Abstract

The phrase ‘standard ships’ usually brings to mind World War II Liberty ships built in the USA according to simplified designs that yielded 2710 slow but reliable freighters in a stunning demonstration of American mass-production capabilities. Nick Robins’ useful and nicely illustrated Wartime Standard Ships demonstrates that attempts to construct merchant ships in large series were neither uniquely American nor limited to the Second World War. British, Canadian, Japanese and German shipbuilders were as keenly interested in standard ships as their American counterparts in both world wars, usually to replace tonnage lost as a result of enemy action, and to carry cargo and troops to distant war theatres.

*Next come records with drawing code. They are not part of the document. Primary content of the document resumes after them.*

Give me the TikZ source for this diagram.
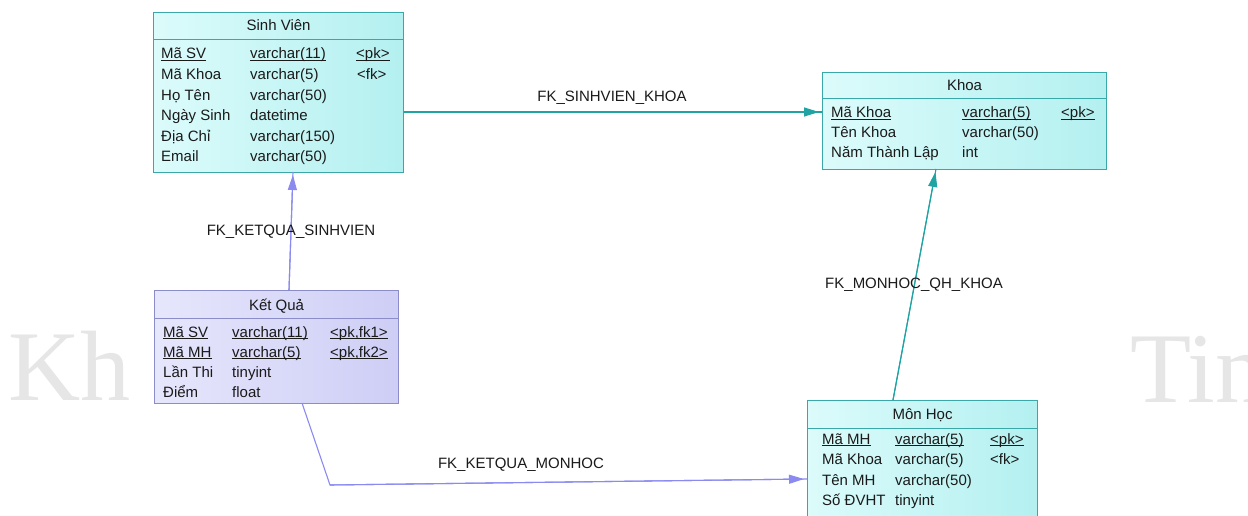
\documentclass[tikz,border=0pt]{standalone}
\usepackage{fontspec}
\setmainfont{Liberation Sans}
\newfontfamily\wmfont{Liberation Serif}
\usetikzlibrary{arrows.meta,calc}
\definecolor{cyborder}{HTML}{3AA8A8}
\definecolor{cyfillL}{HTML}{DCFBFB}
\definecolor{cyfillR}{HTML}{B4F0F0}
\definecolor{puborder}{HTML}{8C8CC8}
\definecolor{pufillL}{HTML}{E6E6FC}
\definecolor{pufillR}{HTML}{CECEF6}
\definecolor{cyline}{HTML}{1FA3A3}
\definecolor{puline}{HTML}{8A8AF0}
\definecolor{wmgray}{HTML}{E6E6E6}
\definecolor{txt}{HTML}{1A1A1A}
\newcommand\pkul[1]{\setbox0\hbox{#1}\rlap{\rule[-2.2pt]{\wd0}{0.8pt}}\box0}
\newcommand\erow[8]{%
  \node[cell] (#1a) at (#3,#2) {#6};
  \node[cell] (#1b) at (#4,#2) {#7};
  \node[cell] (#1c) at (#5,#2) {#8};}
\newcommand\erowb[6]{%
  \node[cell] (#1a) at (#3,#2) {#5};
  \node[cell] (#1b) at (#4,#2) {#6};}
\begin{document}
\begin{tikzpicture}[x=1pt,y=-1pt,
  cybox/.style={draw=cyborder, line width=1.1pt, left color=cyfillL, right color=cyfillR, inner sep=0, anchor=north west},
  pubox/.style={draw=puborder, line width=1.1pt, left color=pufillL, right color=pufillR, inner sep=0, anchor=north west},
  cell/.style={font=\fontsize{15}{18}\selectfont, text=txt, inner sep=0, anchor=base west},
  ttl/.style={font=\fontsize{15}{18}\selectfont, text=txt, inner sep=0, anchor=base},
  lbl/.style={font=\fontsize{15}{18}\selectfont, text=txt, inner sep=0, anchor=base},
  wmark/.style={font=\wmfont\fontsize{100}{100}\selectfont, text=wmgray, inner sep=0, anchor=base west},
  cyconn/.style={draw=cyline, line width=1.1pt},
  puconn/.style={draw=puline, line width=1.1pt},
  cytip/.style={cyconn, -{Triangle[length=15pt,width=9pt]}, fill=cyline, shorten >=3pt},
  putip/.style={puconn, -{Triangle[length=15pt,width=9pt]}, fill=puline, shorten >=3pt}]
\useasboundingbox (0,0) rectangle (1248,516);
\fill[white] (0,0) rectangle (1248,516);
\clip (0,0) rectangle (1248,516);
% watermark
\node[wmark] (wm1) at (8,400) {Kh};
\node[wmark] (wm2) at (1130,402) {Tin};
% boxes
\node[cybox, minimum width=250pt, minimum height=160pt] (sv) at (153,12) {};
\node[cybox, minimum width=284pt, minimum height=97pt] (kh) at (822,72) {};
\node[pubox, minimum width=244pt, minimum height=113pt] (kq) at (154,290) {};
\node[cybox, minimum width=230pt, minimum height=124pt] (mh) at (807,400) {};
% header separators
\draw[cyborder, line width=1pt] (sv.west |- 0,40) -- (sv.east |- 0,40);
\draw[cyborder, line width=1pt] (kh.west |- 0,99) -- (kh.east |- 0,99);
\draw[puborder, line width=1pt] (kq.west |- 0,318) -- (kq.east |- 0,318);
\draw[cyborder, line width=1pt] (mh.west |- 0,428) -- (mh.east |- 0,428);
% titles
\node[ttl] (sv-t) at (sv.north |- 0,31) {Sinh Viên};
\node[ttl] (kh-t) at (kh.north |- 0,91) {Khoa};
\node[ttl] (kq-t) at (kq.north |- 0,310) {Kết Quả};
\node[ttl] (mh-t) at (mh.north |- 0,419) {Môn Học};
% Sinh Vien rows
\erow{sv1}{59}{161}{250}{356}{\pkul{Mã SV}}{\pkul{varchar(11)}}{\pkul{<pk>}}
\erow{sv2}{79.6}{161}{250}{357}{Mã Khoa}{varchar(5)}{<fk>}
\erowb{sv3}{100.2}{161}{250}{Họ Tên}{varchar(50)}
\erowb{sv4}{120.8}{161}{250}{Ngày Sinh}{datetime}
\erowb{sv5}{141.4}{161}{250}{Địa Chỉ}{varchar(150)}
\erowb{sv6}{162}{161}{250}{Email}{varchar(50)}
% Khoa rows
\erow{kh1}{118}{831}{962}{1061}{\pkul{Mã Khoa}}{\pkul{varchar(5)}}{\pkul{<pk>}}
\erowb{kh2}{138}{831}{962}{Tên Khoa}{varchar(50)}
\erowb{kh3}{158}{831}{962}{Năm Thành Lập}{int}
% Ket Qua rows
\erow{kq1}{337}{163}{232}{330}{\pkul{Mã SV}}{\pkul{varchar(11)}}{\pkul{<pk,fk1>}}
\erow{kq2}{357}{163}{232}{330}{\pkul{Mã MH}}{\pkul{varchar(5)}}{\pkul{<pk,fk2>}}
\erowb{kq3}{377}{163}{232}{Lần Thi}{tinyint}
\erowb{kq4}{397}{163}{232}{Điểm}{float}
% Mon Hoc rows
\erow{mh1}{444}{822}{895}{990}{\pkul{Mã MH}}{\pkul{varchar(5)}}{\pkul{<pk>}}
\erow{mh2}{464.5}{822}{895}{990}{Mã Khoa}{varchar(5)}{<fk>}
\erowb{mh3}{485}{822}{895}{Tên MH}{varchar(50)}
\erowb{mh4}{505.5}{822}{895}{Số ĐVHT}{tinyint}
% connector end points
\coordinate (c1s) at (sv.east |- 0,112);
\coordinate (c1e) at (kh.west |- 0,112);
\coordinate (c2s) at (289,290);
\coordinate (c2e) at (293,172);
\coordinate (c3s) at (893,400);
\coordinate (c3e) at (936,169);
\coordinate (c4s) at (302,403);
\coordinate (c4m) at (330,485);
\coordinate (c4e) at (mh.west |- 0,479);
% connectors
\draw[cyconn] (c1s) -- (c1e);
\draw[cytip] (c1s) -- (c1e);
\draw[puconn] (c2s) -- (c2e);
\draw[putip] (c2s) -- (c2e);
\draw[cyconn] (c3s) -- (c3e);
\draw[cytip] (c3s) -- (c3e);
\draw[puconn] (c4s) -- (c4m) -- (c4e);
\draw[putip] (c4m) -- (c4e);
% labels
\node[lbl] (l1) at (612,102) {FK\_SINHVIEN\_KHOA};
\node[lbl] (l2) at (291,235) {FK\_KETQUA\_SINHVIEN};
\node[lbl] (l3) at (914,288) {FK\_MONHOC\_QH\_KHOA};
\node[lbl] (l4) at (521,468) {FK\_KETQUA\_MONHOC};
\end{tikzpicture}
\end{document}
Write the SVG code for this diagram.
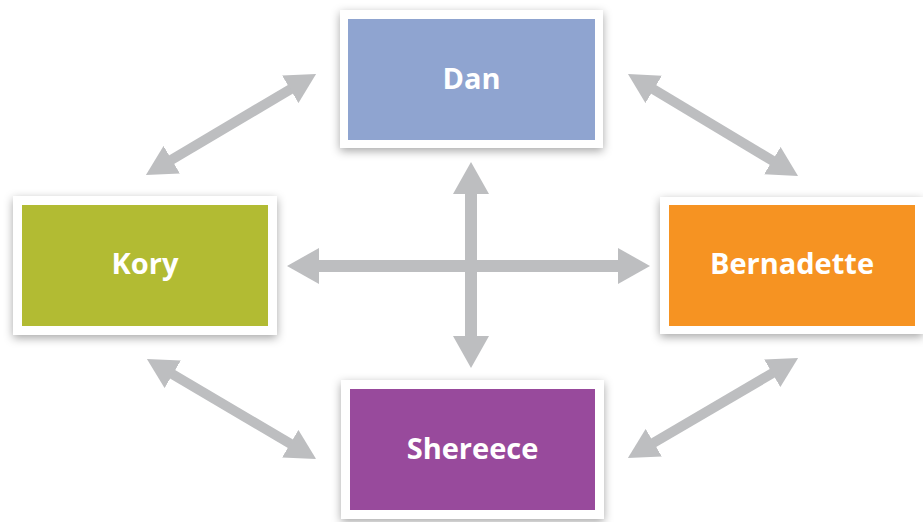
<svg xmlns="http://www.w3.org/2000/svg" width="923" height="522" viewBox="0 0 923 522">
<defs>
<filter id="sh" x="-20%" y="-30%" width="140%" height="160%">
<feDropShadow dx="0" dy="3" stdDeviation="5" flood-color="#000" flood-opacity="0.35"/>
</filter>
<marker id="ah" viewBox="0 0 32 36" refX="12" refY="18" markerWidth="32" markerHeight="36" markerUnits="userSpaceOnUse" orient="auto-start-reverse">
<path d="M0,0 L32,18 L0,36 z" fill="#BDBEC0"/>
</marker>
<marker id="ahs" viewBox="0 0 30 32" refX="12" refY="16" markerWidth="30" markerHeight="32" markerUnits="userSpaceOnUse" orient="auto-start-reverse">
<path d="M0,0 L30,16 L0,32 z" fill="#BDBEC0"/>
</marker>
</defs>
<style>
.frame{fill:#fff;filter:url(#sh)}
.lbl{font-family:"Open Sans","Noto Sans","DejaVu Sans",sans-serif;font-weight:700;font-size:29px;fill:#fff;text-anchor:middle}
.conn line{stroke:#BDBEC0;fill:none}
.main{stroke-width:12;marker-start:url(#ah);marker-end:url(#ah)}
.diag{stroke-width:10;marker-start:url(#ahs);marker-end:url(#ahs)}
</style>
<rect width="923" height="522" fill="#fff"/>
<g id="connectors" class="conn">
<line class="main" x1="471" y1="182" x2="471" y2="348"/>
<line class="main" x1="307" y1="266" x2="630" y2="266"/>
<line class="diag" x1="300.6" y1="83.2" x2="161.4" y2="165.8"/>
<line class="diag" x1="643.4" y1="83.2" x2="782.6" y2="166.8"/>
<line class="diag" x1="162.4" y1="368.2" x2="300.6" y2="449.8"/>
<line class="diag" x1="782.6" y1="367.2" x2="643.4" y2="448.8"/>
</g>
<g id="dan">
<rect class="frame" x="340" y="10" width="263" height="138"/>
<rect x="348" y="19" width="247" height="121" fill="#8FA4D0"/>
<text class="lbl" x="471.5" y="89">Dan</text>
</g>
<g id="kory">
<rect class="frame" x="13" y="196" width="264" height="139"/>
<rect x="22" y="205" width="246" height="121" fill="#B2BB33"/>
<text class="lbl" x="145" y="274">Kory</text>
</g>
<g id="bernadette">
<rect class="frame" x="660" y="197" width="263" height="137"/>
<rect x="669" y="205" width="246" height="121" fill="#F69322"/>
<text class="lbl" x="792" y="274">Bernadette</text>
</g>
<g id="shereece">
<rect class="frame" x="341" y="380" width="263" height="139"/>
<rect x="350" y="389" width="245" height="121" fill="#984A9C"/>
<text class="lbl" x="472.5" y="459">Shereece</text>
</g>
</svg>
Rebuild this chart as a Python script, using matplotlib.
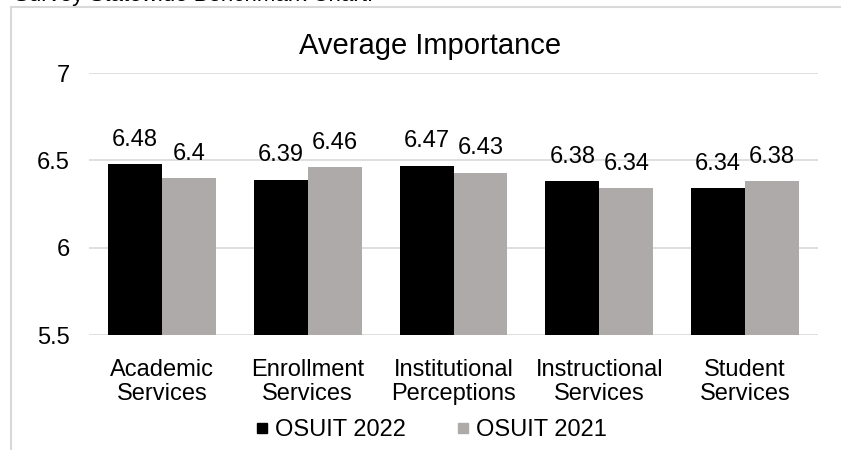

Robins explains that standard vessels like Britain’s A-class and America’s Hog Islanders built during the Great War, or Germany’s Hansa A-Types and Japan’s Type 2A of the Second World War incorporated no-frills designs and could be constructed in large numbers. Such practices were at odds with peacetime design and construction routines in an industry that usually employed craft labour to produce bespoke tonnage. Designers of standard ships at Harland & Wolff in Belfast, J.L. Thompson at Sunderland, Sun Shipbuilding in the USA, Germany’s Deutsche Werft, and other shipyards dispensed with sheer forward and aft, camber, and other intricate curves whose production required advanced skills and complex shop floor machinery. Standard builders usually manufactured prefabricated sections from straight plates and beams in workshops, in contrast to traditional shipbuilders who crafted hulls piece by piece on the shipways. While riveting remained standard practice in all countries during the Great War, American builders embraced welding enthusiastically in the interwar years, laying the groundwork for its widespread adoption in the construction of Liberty and Victory cargo ships and T2-class oil tankers in World War II.
Robins agrees with historian Peter Elphick’s observation that British builders often adjusted standard blueprints and specifications to suit local shipyard layouts, in contrast to their American brethren who were more committed to complete standardisation. In the construction of British Type B cargo ships in World War II, for example, ‘each builder could apply his own variations’ to a degree unheard-of in the USA (p. 79). The difference was partly attributable to the fact that the British usually built standardised tonnage in established shipyards with shipways of varying sizes and limited craneage, while Americans constructed greenfield yards from scratch at Hog Island, Pennsylvania, in World War I, and the Henry Kaiser shipyard in Richmond, California, in World War II that featured uniform-sized shipways and extensive lifting capacity to accommodate prefabrication.
Historians have often stressed that Liberty ships were propelled by outdated reciprocating engines because American industry lacked sufficient production capacity to manufacture more advanced propulsion systems. Though Robins concedes the point, he rightfully stresses the importance of the larger and more sophisticated Victory ship design featuring turbine engines and difficult-to-produce reduction gear that drove Victories at a faster speed over longer distances than Liberties.
German attempts to produce standard ships in World War II produced 400-ton transports, a variety of smaller ferry barges (some of which were built in Italian shipyards), and Hansa A-Type cargo steamers, which were designed to replace Germany’s considerable war losses. Unlike the Americans, whose Liberties were based on British tramp steamer designs of the late nineteenth century, the Germans based Hansa A-Types on more modern interwar designs developed by Deutsche Werft in Hamburg that combined turbine and reciprocating engines. As a result of intense competition with the German navy for shipyard space, only 70 Hansa A-Type out of 128 planned were actually completed.
While Germany built standard ships only from 1939 to 1945, Japan experimented with such designs as early as World War I, when Kawasaki at Kobe built fairly sophisticated 11,600-ton Type A freighters, 45 of which were sold to the USA. In World War II, merchant shipbuilding was managed by the Imperial Japanese Navy, which prioritised the construction of naval tonnage. As a result, Japan’s wartime standard ship construction programme was launched belatedly in 1942. The 11,200 Type 2A design, which was based on Harland & Wolff’s N-Class of Great War vintage, produced 131 units, Robins reports with reference to S.C. Heal’s Ugly Ducklings: Japan’s World War II Liberty Type Standard Ships (2003).
Robins does a fine job chronicling the design, construction and post-war fate of many standard ships. Venturing beyond design and technology history, Robins also notes that the massive shipbuilding programs contributed to gluts in post-war ship markets, particularly in the 1920s, when many wartime programs continued long after the Armistice and eventually led to a sharp decline in demand for new tonnage. At times the reader wishes for systematic comparisons between American, British, German, and Japanese standard designs and construction practices. Though Robins gives ample credit to other students of the subject whose works he quotes, his book does not include footnotes or references to archival material. These shortcomings notwithstanding, Wartime Standard Ships is a valuable addition to the literature that should be read by anyone interested in twentieth-century ship design, construction, shipyard labour, the maritime economy, and the dynamics of wartime industrial mobilisation.